For the Butter Pecan Glaze

  • 1/4 cup unsalted butter
  • ½ cup pecans, roughly chopped
  • 1 cup brown sugar
  • ¼ cup cream + 1 tablespoon


  1. Set out butter to soften. Grease bottom of 10-inch tube or Bunt pan.
  2. Sift together flour, salt, baking powder.
  3. Separate eggs; beat yolks well; beat egg whites until stiff.
  4. In a large mixing bowl, cream together butter and brown sugar. Add beaten egg yolks, mixing well.
  5. Combine milk, vanilla and coffee dissolved in 3 tablespoons hot water. Add alternately with dry ingredients.
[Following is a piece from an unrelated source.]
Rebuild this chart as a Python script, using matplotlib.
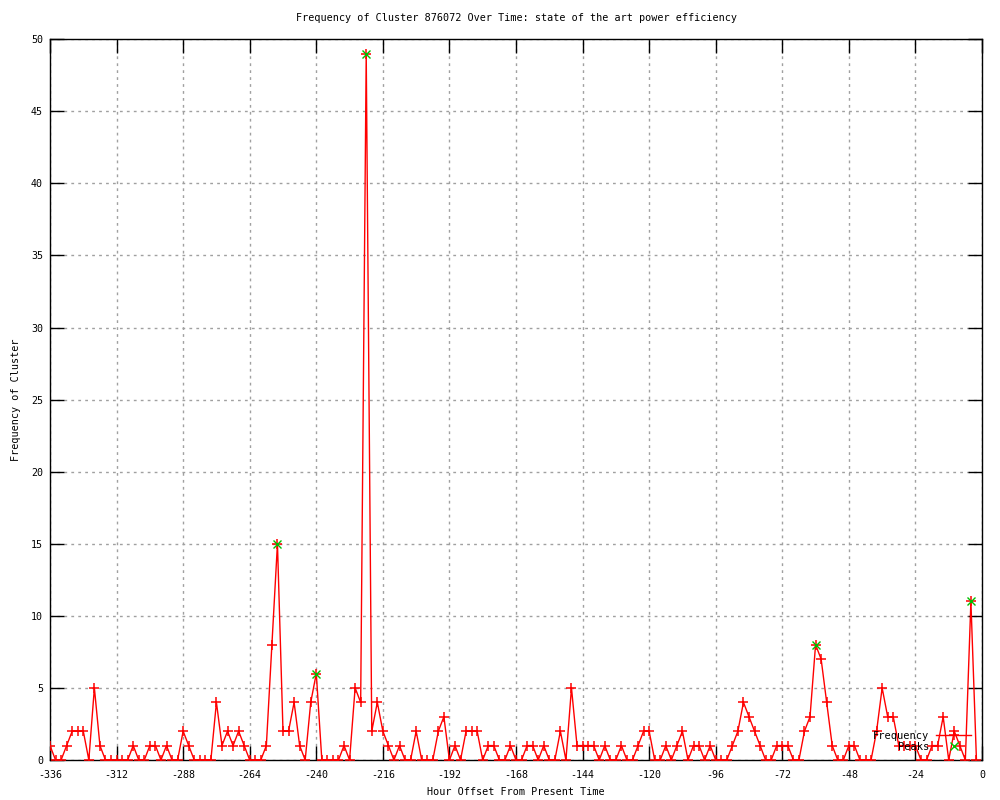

Fold in pecans and beaten egg whites.
  6. Pour into prepared pan and bake at 325 degrees 1 1/2 hours or until cake tests done with a toothpick.
  7. Let cool in pan on cake rack.  We us the Surpahs Stainless Steel 3 Tier Stackable Cooling Racks Click Here
  8. Remove from pan and let cool completely.

To make the glaze

  1. Melt the butter over medium heat in a small saucepan until bubbling. Add the pecans and cook, stirring constantly for 1 minute.
  2. Mix in the brown sugar and the cream. Continue stirring until the mixture comes to a rolling boil. Cook and stir constantly for 2 minutes.
  3. Remove from the heat and cool until thickened. Drizzle over the cake.